I know that there is one issue that still has not been resolved, and that is the issue of Mr Humphries's amendment to Ms Tucker's amendment in relation to members of shooters groups. I look forward to hearing from the Attorney-General on that. As I said, a number of issues have been raised with me which I intend to look at and try to be sensible about. If amendments need to be made and, if they are sensible, I am prepared to look at them. Overall, it is good to see that this Assembly will, I presume, vote together and, more than anything, I think, rid this country of many unwanted firearms, although I doubt that they will get rid of them all. I am quite sure that there are many weapons out there in the community which will stay out in the community and which we will never be able to find. That is why I think that perhaps this legislation will hurt or affect only people that it is not designed to hurt or affect. But, I think, overall it is needed, and I will be supporting it.

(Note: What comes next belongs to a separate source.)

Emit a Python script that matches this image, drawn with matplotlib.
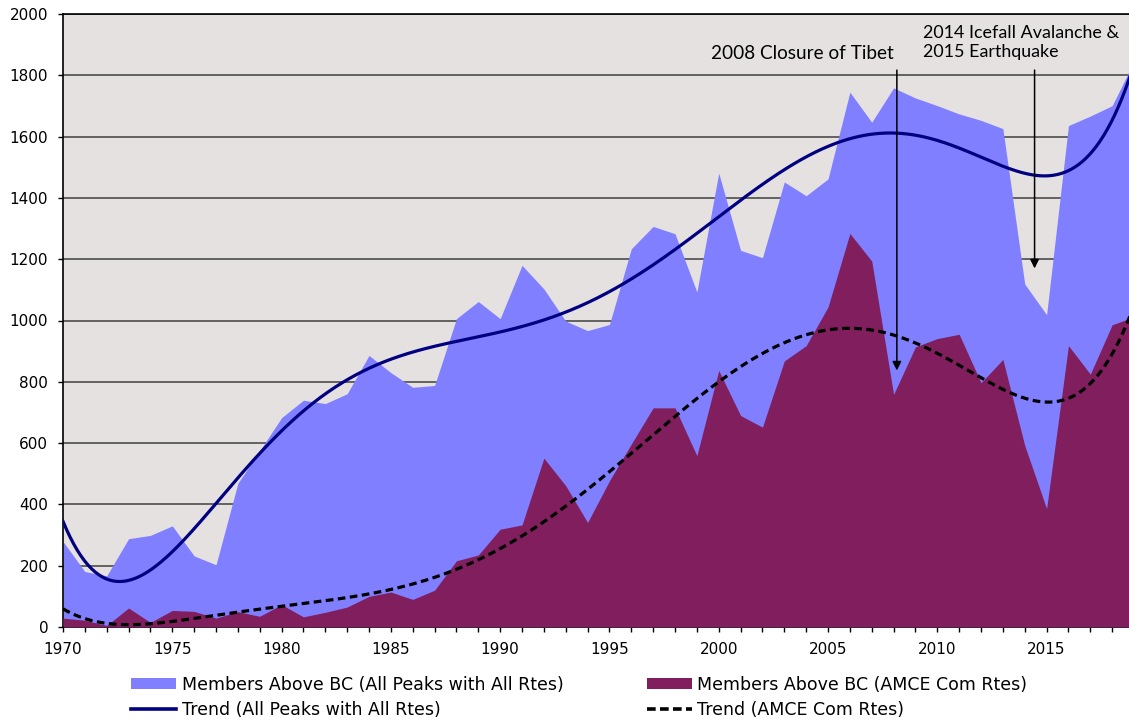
import numpy as np
import matplotlib
matplotlib.use("Agg")
import matplotlib.pyplot as plt
from matplotlib.patches import Patch
from matplotlib.lines import Line2D
from matplotlib.ticker import MultipleLocator

years = list(range(1970, 2020))
all_peaks = [279, 181, 167, 288, 299, 330, 232, 203, 469, 575,
             683, 740, 729, 761, 886, 830, 782, 788, 1006, 1062,
             1006, 1180, 1103, 998, 967, 987, 1234, 1307, 1283, 1093,
             1481, 1229, 1205, 1452, 1407, 1462, 1745, 1647, 1759, 1726,
             1701, 1674, 1653, 1626, 1119, 1019, 1636, 1667, 1701, 1845]
amce = [29, 22, 5, 62, 15, 54, 51, 29, 50, 35,
        73, 33, 48, 65, 100, 114, 90, 120, 216, 235,
        319, 333, 551, 461, 341, 477, 597, 715, 715, 559,
        837, 690, 652, 868, 918, 1044, 1284, 1194, 759, 914,
        941, 955, 797, 873, 592, 386, 918, 825, 986, 1012]

legend_labels = ["Members Above BC (All Peaks with All Rtes)",
                 "Trend (All Peaks with All Rtes)",
                 "Members Above BC (AMCE Com Rtes)",
                 "Trend (AMCE Com Rtes)"]
ann1 = "2008 Closure of Tibet"
ann2 = "2014 Icefall Avalanche &\n2015 Earthquake"

x = np.array(years, dtype=float)
xs = x - 1970
# polynomial (order 6) trendlines, as in the spreadsheet chart
xf = np.linspace(1970, 2019, 600)
p_all = np.polyfit(xs, np.array(all_peaks, float), 6)
p_amce = np.polyfit(xs, np.array(amce, float), 6)
trend_all = np.polyval(p_all, xf - 1970)
trend_amce = np.polyval(p_amce, xf - 1970)

BG = "#E6E1E1"
BLUE = "#7F7FFF"
MAROON = "#801E5E"
NAVY = "#000080"

fig = plt.figure(figsize=(11.29, 7.22), dpi=100)
ax = fig.add_axes([63/1129, 1 - 627/722, 1 - 63/1129, (627 - 14)/722])
ax.set_facecolor(BG)

ax.fill_between(x, 0, all_peaks, color=BLUE, lw=0, zorder=2)
ax.fill_between(x, 0, amce, color=MAROON, lw=0, zorder=3)
ax.plot(xf, trend_all, color=NAVY, lw=2.3, zorder=4)
ax.plot(xf, trend_amce, color="black", lw=2.3, ls=(0, (2.4, 1.4)), zorder=4)

ax.set_xlim(1970, 2018.77)
ax.set_ylim(0, 2000)
ax.yaxis.set_major_locator(MultipleLocator(200))
ax.xaxis.set_major_locator(MultipleLocator(5))
ax.xaxis.set_minor_locator(MultipleLocator(1))
ax.grid(axis="y", color="#404040", lw=1.1, zorder=1)
ax.set_axisbelow(True)

for s in ["left", "bottom", "top"]:
    ax.spines[s].set_color("black")
    ax.spines[s].set_linewidth(1.2)
ax.spines["right"].set_visible(False)

ax.tick_params(axis="both", which="both", direction="out", length=3.6, width=1, colors="black")
ax.tick_params(axis="x", labelsize=11, pad=7)
ax.tick_params(axis="y", labelsize=11, pad=7)
for lab in ax.get_xticklabels() + ax.get_yticklabels():
    lab.set_fontfamily("DejaVu Sans")

# annotations
ax.text(2003.81, 1872, ann1, ha="center", va="center", fontsize=13.7,
        family=["Lato", "DejaVu Sans"], color="black", zorder=6)
ax.annotate("", xy=(2008.15, 837), xytext=(2008.15, 1817),
            arrowprops=dict(arrowstyle="-|>", color="black", lw=1.1,
                            mutation_scale=13, shrinkA=0, shrinkB=0), zorder=6)
ax.text(2009.36, 1907, ann2, ha="left", va="center", fontsize=12.9,
        family=["Lato", "DejaVu Sans"], color="black", linespacing=1.2, zorder=6)
ax.annotate("", xy=(2014.45, 1170), xytext=(2014.45, 1817),
            arrowprops=dict(arrowstyle="-|>", color="black", lw=1.1,
                            mutation_scale=13, shrinkA=0, shrinkB=0), zorder=6)

handles = [Patch(facecolor=BLUE, edgecolor="none"),
           Line2D([0], [0], color=NAVY, lw=2.6),
           Patch(facecolor=MAROON, edgecolor="none"),
           Line2D([0], [0], color="black", lw=2.6, ls=(0, (2.4, 1.2)))]
fig.legend(handles, legend_labels, loc="center", bbox_to_anchor=(0.513, 0.0345),
           ncol=2, frameon=False, handlelength=2.6, handleheight=0.6,
           handletextpad=0.3, columnspacing=4.8, labelspacing=0.4,
           borderpad=0, prop={"family": "DejaVu Sans", "size": 12.5})

fig.savefig("out.png", dpi=100)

MR MOORE (12.22): Mr Speaker, it gives me pleasure to rise today to support this piece of legislation, along with all other members of this Assembly. I think that anybody who looks at this Hansard would do well to go back and look at the debate we had previously on weapons when the first stage of this legislation was introduced, where members ran through the sorts of issues that were important in general principle. I must say, Mr Speaker, that since that time I have been lobbied by quite a number of people on both sides of the argument. There has been a very strong argument put that, if I can summarise it, goes along the lines that it is not guns that kill people; it is people that kill people. That argument is sometimes taken to a ridiculous extreme by saying, "If you are going to ban guns, you should ban cars as well, because they kill more people than guns". I think actually using that example illustrates very clearly the difference, because what we are all seeking to do is to find a safer and healthier society. As I think most of us would recognise, if indeed we did ban cars there would be far fewer deaths in Australia. But there are very good reasons why we cannot, will not and do not set about banning cars.

On the other hand, guns are a very different issue indeed. They are not fundamental to the way our society runs. They are not fundamental to the way we operate. There is no fundamental requirement to have a gun. Therefore, just as reducing the number of cars in society would mean fewer accidents and fewer people dying, reducing the number of guns in society would also mean less danger associated with guns. I hear the argument and I have read a sociological report that was passed to me by some lobbyists and that put a view that people carrying concealed hand guns in the United States - as I recall, it was Chicago, which is one of the major cities in the United States - would make for a safer society. Indeed, Mr Speaker, that may well be the case in a society where there are so many guns. The argument was that it has a deterrent effect.

In our society, though, it is not a normal thing for people to carry guns. For example, I do not know anybody at all who has a hand gun. I presume that some people do, apart from police officers, who we know have them in their official duties. Other than that, I do not know anybody who has a hand gun. I imagine that the vast majority of members here would not know a single person who has a hand gun. I know very few people who actually own guns. I know some, but I know very few people who actually own guns. When I lived in Canada and when I visited the United States, the people I spoke to all presumed that everybody has a gun; that almost everybody around them has a gun; that it is the unusual family that does not.